The flush of orgasm? Children?
The difficulty is obvious; the solution is not. What Williams has written is not a metaphor to which we can point out a self-evident referent, but a symbol that points everywhere (and nowhere) at once. What makes the lines powerful—if you feel them to be powerful—are their reverberations going out in all directions, hinting at connections and taking them back at the same time.
This, by the way, is a nice method for distinguishing symbol from metaphor. In a poem, you know you’re dealing with a symbol, and not a metaphor, when you can’t really get a handle on it. “My love is a red, red rose” is a metaphor. In old school terms, love is the tenor or subject, the rose its vehicle explicitly carrying love’s meaning. Love and a rose are equated: This is that. But Blake’s “O rose, thou art sick”, is a symbol. What Blake’s rose is meant to carry or refer to is not stated by him, and is anybody’s guess.
So, in a sense, “Your thighs are appletrees / whose blossoms touch the sky”, is a Jeopardy question concerning which we can only assign probabilities as “answers” to why the lines move us:
- What is a woman lying supine, her toes in the air? (3%)
- What is orgasm? (6%)
- What are children? (8%)
- Who is Eve in the Garden of Eden? (11%)
- What is the relation of woman to nature? (18%)
The right answer is all of the above (and none). That is, all of these associations may be causing us, at least to some degree, to respond to the lines, but none dominates. And, of course, there may be dozens of other influences that make the lines work as well. These other influences may be lurking, though not available to consciousness.
And so, when a scientific—or, more precisely, an analytic—attitude is brought to bear upon a poem, it’s likely to play out in a manner similar to the interaction of science with religion. At some point, we’ll simply reach an impasse where silence—and our contingent and peculiar responses to the poem at hand—are all that’s left. We will be brought, in other words, to a conclusion something like this:
The sources from which Williams’s lines achieve their force appear to be complex and perhaps impossible to trace; the lines’ effects seem, as it were, overdetermined.

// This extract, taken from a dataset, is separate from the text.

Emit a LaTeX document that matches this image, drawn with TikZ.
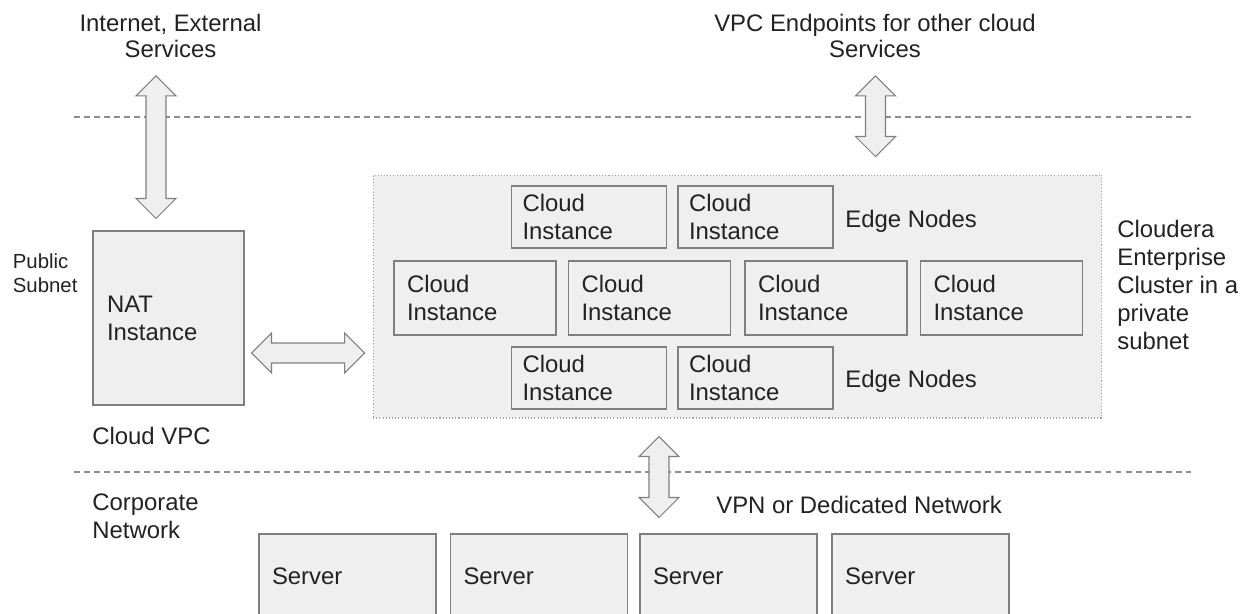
\documentclass[tikz,border=0pt]{standalone}
\usepackage{fontspec}
\setmainfont{Liberation Sans}
\usetikzlibrary{calc}
\definecolor{boxfill}{HTML}{EFEFEF}
\definecolor{boxline}{HTML}{7F7F7F}
\definecolor{zoneline}{HTML}{8C8C8C}
\definecolor{clusterline}{HTML}{A6A6A6}
\definecolor{textdark}{HTML}{222222}
\newcommand{\TwoWay}[2]{%
  \coordinate (tw-a) at ($(#1)!0.4cm!(#2)$);
  \coordinate (tw-b) at ($(#2)!0.4cm!(#1)$);
  \draw[twoWayStyle] (#1) -- ($(tw-a)!0.4cm!90:(#2)$) -- ($(tw-a)!0.2cm!90:(#2)$)
    -- ($(tw-b)!0.2cm!-90:(#1)$) -- ($(tw-b)!0.4cm!-90:(#1)$) -- (#2)
    -- ($(tw-b)!0.4cm!90:(#1)$) -- ($(tw-b)!0.2cm!90:(#1)$)
    -- ($(tw-a)!0.2cm!-90:(#2)$) -- ($(tw-a)!0.4cm!-90:(#2)$) -- cycle;}

\begin{document}
\begin{tikzpicture}[x = 0.02cm, y = -0.02cm, font=\fontsize{13.6pt}{16pt}\selectfont, text=textdark]
	\tikzstyle{plainText}=[inner sep = 0pt, align = left]
	\tikzstyle{zoneLine}=[draw = zoneline, line width = 0.6pt, dash pattern = on 3.4pt off 2.3pt]
	\tikzstyle{twoWayStyle}=[draw = boxline, fill = boxfill, line width = 0.6pt, line join = miter]
	\tikzstyle{clusterStyle}=[draw = clusterline, fill = boxfill, line width = 0.6pt, dash pattern = on 0.6pt off 1.2pt, minimum width = 14.58cm, minimum height = 4.86cm]
	\tikzstyle{edgeStyle}=[draw = boxline, fill = boxfill, line width = 0.6pt, minimum width = 3.1cm, minimum height = 1.24cm, inner xsep = 0.22cm, inner ysep = 0pt, text width = 2.66cm, align = left]
	\tikzstyle{coreStyle}=[draw = boxline, fill = boxfill, line width = 0.6pt, minimum width = 3.24cm, minimum height = 1.48cm, inner xsep = 0.26cm, inner ysep = 0pt, text width = 2.72cm, align = left]
	\tikzstyle{natStyle}=[draw = boxline, fill = boxfill, line width = 0.6pt, minimum width = 3.02cm, minimum height = 3.48cm, inner xsep = 0.28cm, inner ysep = 0pt, text width = 2.46cm, align = left]
	\tikzstyle{serverStyle}=[draw = boxline, fill = boxfill, line width = 0.6pt, minimum width = 3.54cm, minimum height = 1.68cm, inner xsep = 0.26cm, inner ysep = 0pt, text width = 3.02cm, align = left]
	\useasboundingbox (0,0) rectangle (1252,613);
	\draw[zoneLine] (74,117) -- (1191,117);
	\draw[zoneLine] (74,472) -- (1191,472);
	\node[clusterStyle] (cluster) at (737.5,296.5) {};
	\node[edgeStyle] (top1) at (589,217) {Cloud\\Instance};
	\node[edgeStyle] (top2) at (755.5,217) {Cloud\\Instance};
	\node[coreStyle] (mid1) at (475,298) {Cloud\\Instance};
	\node[coreStyle] (mid2) at (649.5,298) {Cloud\\Instance};
	\node[coreStyle] (mid3) at (826,298) {Cloud\\Instance};
	\node[coreStyle] (mid4) at (1001.5,298) {Cloud\\Instance};
	\node[edgeStyle] (bot1) at (589,378) {Cloud\\Instance};
	\node[edgeStyle] (bot2) at (755.5,378) {Cloud\\Instance};
	\node[natStyle] (nat) at (168.5,318) {NAT\\Instance};
	\node[serverStyle] (srv1) at (347.5,576) {Server};
	\node[serverStyle] (srv2) at (539,576) {Server};
	\node[serverStyle] (srv3) at (728.5,576) {Server};
	\node[serverStyle] (srv4) at (920.5,576) {Server};
	\node[plainText, anchor = north, align = center, font = \fontsize{13.6pt}{15pt}\selectfont] (inet) at (170.5,13.8) {Internet, External\\Services};
	\node[plainText, anchor = north, align = center, font = \fontsize{13.6pt}{15pt}\selectfont] (vpce) at (875,13.8) {VPC Endpoints for other cloud\\Services};
	\node[plainText, anchor = north west, font = \fontsize{11.6pt}{13.6pt}\selectfont] (pub) at (12.5,253.3) {Public\\Subnet};
	\node[plainText, anchor = base west] (vpc) at (92,444) {Cloud VPC};
	\node[plainText, anchor = north west, font = \fontsize{13.6pt}{15.9pt}\selectfont] (corp) at (92,493.8) {Corporate\\Network};
	\node[plainText, anchor = base west] (vpn) at (716,513) {VPN or Dedicated Network};
	\node[plainText, anchor = base west] (edgeTop) at (845,227) {Edge Nodes};
	\node[plainText, anchor = base west] (edgeBot) at (845,387) {Edge Nodes};
	\node[plainText, anchor = north west] (cdh) at (1117,219.8) {Cloudera\\Enterprise\\Cluster in a\\private\\subnet};
	\coordinate (inetEnd) at ($(inet.south)+(-14.5,17.5)$);
	\coordinate (natTop) at ($(nat.north)+(-12.5,-12)$);
	\coordinate (vpceEnd) at ($(vpce.south)+(0.5,17.5)$);
	\coordinate (clusterTop) at ($(cluster.north)+(138,-18)$);
	\coordinate (natSide) at ($(nat.east)+(7,35)$);
	\coordinate (clusterSide) at ($(cluster.west)+(-8,56.5)$);
	\coordinate (clusterBot) at ($(cluster.south)+(-78.5,18)$);
	\coordinate (srvTop) at ($(srv3.north)+(-69.5,-16)$);
	\TwoWay{inetEnd}{natTop}
	\TwoWay{vpceEnd}{clusterTop}
	\TwoWay{natSide}{clusterSide}
	\TwoWay{clusterBot}{srvTop}
\end{tikzpicture}
\end{document}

And maybe, when we approach the lines’ ultimate source of power, we are dealing with more than just a very complicated problem. Perhaps a genuine ontological mystery undergirds this power, and is being directly pointed to by Williams, and the attentive human soul responds to it. It may not even be, in principle, possible to account for why Williams’s lines work.

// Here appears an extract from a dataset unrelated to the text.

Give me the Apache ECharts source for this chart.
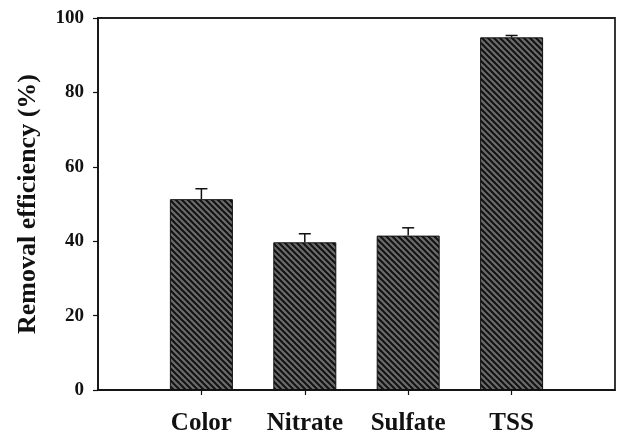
<!DOCTYPE html>
<html>
<head>
<meta charset="utf-8">
<script src="https://cdn.jsdelivr.net/npm/echarts@6/dist/echarts.min.js"></script>
<style>
html,body{margin:0;padding:0;background:#fff;}
#chart{width:618px;height:436px;}
</style>
</head>
<body>
<div id="chart"></div>
<script>
const categories = ['Color', 'Nitrate', 'Sulfate', 'TSS'];
const removalValues = [51.3, 39.7, 41.5, 94.8];
const errorValues = [2.8, 2.3, 2.1, 0.5];
const yTicks = [0, 20, 40, 60, 80, 100];

// hatch pattern tile
function makeHatch() {
  const s = 6;
  const c = document.createElement('canvas');
  c.width = s; c.height = s;
  const g = c.getContext('2d');
  g.fillStyle = '#6b6b6b';
  g.fillRect(0, 0, s, s);
  g.strokeStyle = '#111';
  g.lineWidth = 2;
  g.beginPath();
  g.moveTo(-1, -1); g.lineTo(s + 1, s + 1);
  g.moveTo(-1, s - 1); g.lineTo(1, s + 1);
  g.moveTo(s - 1, -1); g.lineTo(s + 1, 1);
  g.stroke();
  return c;
}

const axisCats = [''].concat(categories).concat(['']);
const barData = ['-'].concat(removalValues).concat(['-']);
const errData = categories.map((c, i) => [i + 1, removalValues[i], removalValues[i] + errorValues[i]]);

const font = '"Liberation Serif", "Times New Roman", serif';
const chart = echarts.init(document.getElementById('chart'));
chart.setOption({
  animation: false,
  grid: { left: 98, right: 2, top: 18, bottom: 45, show: true, borderColor: '#222', borderWidth: 1.8 },
  xAxis: {
    type: 'category',
    data: axisCats,
    boundaryGap: false,
    axisLine: { lineStyle: { color: '#111', width: 1.5 } },
    axisTick: { length: 5, lineStyle: { color: '#111', width: 1.2 }, interval: (i, v) => v !== '' },
    axisLabel: { interval: 0, margin: 21, fontFamily: font, fontWeight: 'bold', fontSize: 25, color: '#111' },
    splitLine: { show: false }
  },
  yAxis: {
    type: 'value',
    min: yTicks[0],
    max: yTicks[yTicks.length - 1],
    interval: 20,
    name: 'Removal efficiency (%)',
    nameLocation: 'middle',
    nameGap: 57,
    nameTextStyle: { fontFamily: font, fontWeight: 'bold', fontSize: 26, color: '#111' },
    axisLine: { show: true, lineStyle: { color: '#111', width: 1.5 } },
    axisTick: { show: true, length: 5, lineStyle: { color: '#111', width: 1.2 } },
    axisLabel: { margin: 14, fontFamily: font, fontWeight: 'bold', fontSize: 19, color: '#111' },
    splitLine: { show: false }
  },
  series: [
    {
      type: 'bar',
      data: barData,
      barWidth: 63,
      itemStyle: {
        color: { image: makeHatch(), repeat: 'repeat' },
        borderColor: '#111',
        borderWidth: 1
      },
      z: 2
    },
    {
      type: 'custom',
      data: errData,
      z: 3,
      renderItem: function (params, api) {
        const x = api.value(0);
        const lo = api.coord([x, api.value(1)]);
        const hi = api.coord([x, api.value(2)]);
        const hw = 6;
        const st = { stroke: '#111', lineWidth: 1.5, fill: null };
        return {
          type: 'group',
          children: [
            { type: 'line', shape: { x1: lo[0], y1: lo[1], x2: hi[0], y2: hi[1] }, style: st },
            { type: 'line', shape: { x1: hi[0] - hw, y1: hi[1], x2: hi[0] + hw, y2: hi[1] }, style: st }
          ]
        };
      }
    }
  ]
});
</script>
</body>
</html>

This, of course, is the kind of conclusion that makes scientists crazy (because it is, inherently, a science stopper). Of course, there must be some material answer, in principle, for why (and how) poetry dazzles the human brain, and why certain lines do so in particular. To suggest otherwise is to invoke gods and spooks into the gaps of our knowledge.
Still, there’s something in poetry that haunts and resists reduction. Below are some lines from e.e. cummings (from Collected Poems 1922-1938, #225) similar in nature to Williams’s lines. Absent an impulse to burn a candle to them, or otherwise make an altar of worship to the ontological mystery that they seem to point to (or employ English teachers to facilitate class discussions around them), what can one ever really conclusively say about them? And what can science ever seriously bring to bear upon them (except perhaps to dismiss them as the products of bamboozlement and an obscurantist’s mind)?
Richard Dawkins, for example, once called Blake an obscurantist. And Daniel Dennett once (in)famously declared any “proposition that seems to be profound because it is actually logically ill-formed” a “deepity.”
In any case, here are the lines from cummings:
(i do not know what it is about you that closes
and opens;only something in me understands
the voice of your eyes is deeper than all roses)
nobody, not even the rain, has such small hands
The rain doesn’t have hands. So I guess it’s a deepity. And cummings doesn’t even use grammar properly! (And why, o why, is “opens;only” scrunched together?)
What is the sound of one (small) hand clapping?